Election expectations influence GEL rate, says National Bank

An IMF representative said keeping the Lari fluctuating was the best reaction to economic shocks. Photo by N. Alavidze/Agenda.ge
Agenda.ge, 28 Sep 2016 - 14:57, Tbilisi,Georgia

"At this stage, the impact of external shocks on the national currency is over”, says the National Bank of Georgia (NBG).

In a special statement today the Bank offered more details about its decision to sell of $40 million US dollars at the Foreign Exchange Auction yesterday.

The Bank sold the US dollars to control the changing value of the Georgian Lari (GEL) against the US dollar.

At this stage the impact of external shocks on the national currency is over and the fluctuation of the exchange rate is caused by temporary factors [such as] several large transactions, plus the pre-election expectations,” said NBG.
The recent interventions have been made just to mitigate the short-term fluctuations. Such interventions have been made in the past and will be made in the future as well. Though, this does not mean NBG will interfere in any fluctuation,” the Bank added.

Yesterday NBG sold $40 million USD at the Foreign Exchange Auction to try curb depreciation of the Georgian Lari (GEL) against the US dollar.

Through the bank’s actions, the Lari gained value.
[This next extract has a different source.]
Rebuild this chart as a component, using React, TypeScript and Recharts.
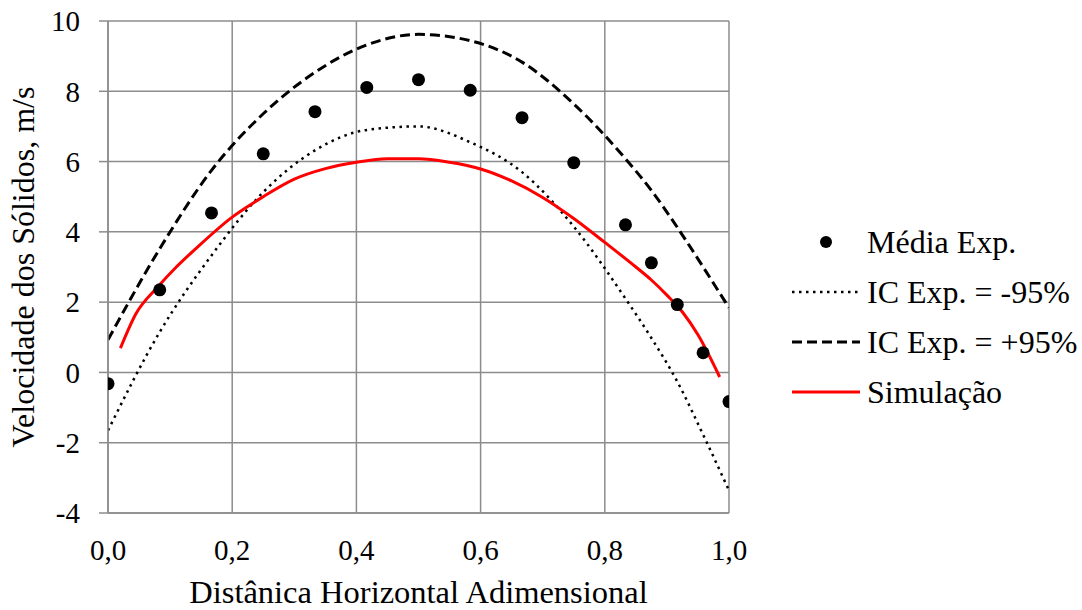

Today’s rate saw 1 USD equal 2.3276 GEL, while yesterday 1 USD equalled 2.3345 GEL.

Meanwhile today 1 Euro cost 2.6174 GEL, down from the previous rate of 2.6247 GEL.

The main goal of the Foreign Exchange Auction is to fill international reserves, to eliminate the pressure on the exchange rate due to high temporary inflows of foreign capital or to balance the private and government gap,” said NBG in its Monetary Policy Strategy published on the Bank’s webpage since 2013.

To keep the country’s foreign exchange reserves at a stable level, NBG periodically intervened on the foreign exchange market and purchased (or sold) foreign currency.

It must be noted that this intervention increases the money supply. If intervention creates inflationary risks, NBG conducts sterilisation via open market operations,” said the Bank.

Furthermore, Government operations carried out in a foreign currency also created the need to intervene in the foreign exchange market, said NBG.

NBG represents the Government’s banker therefore Government accounts are opened in the National Bank. Hence, the inflows and outflows of Government funds are managed through the NBG and Government accounts bypass the foreign exchange market.
As a result of this, despite the country’s balanced Balance of Payments, the private sector might have a negative foreign balance and the state a positive balance. In this case, to balance the gap the National Bank of Georgia will sell foreign currency via a Foreign Exchange Auction and vice versa,” the Bank said.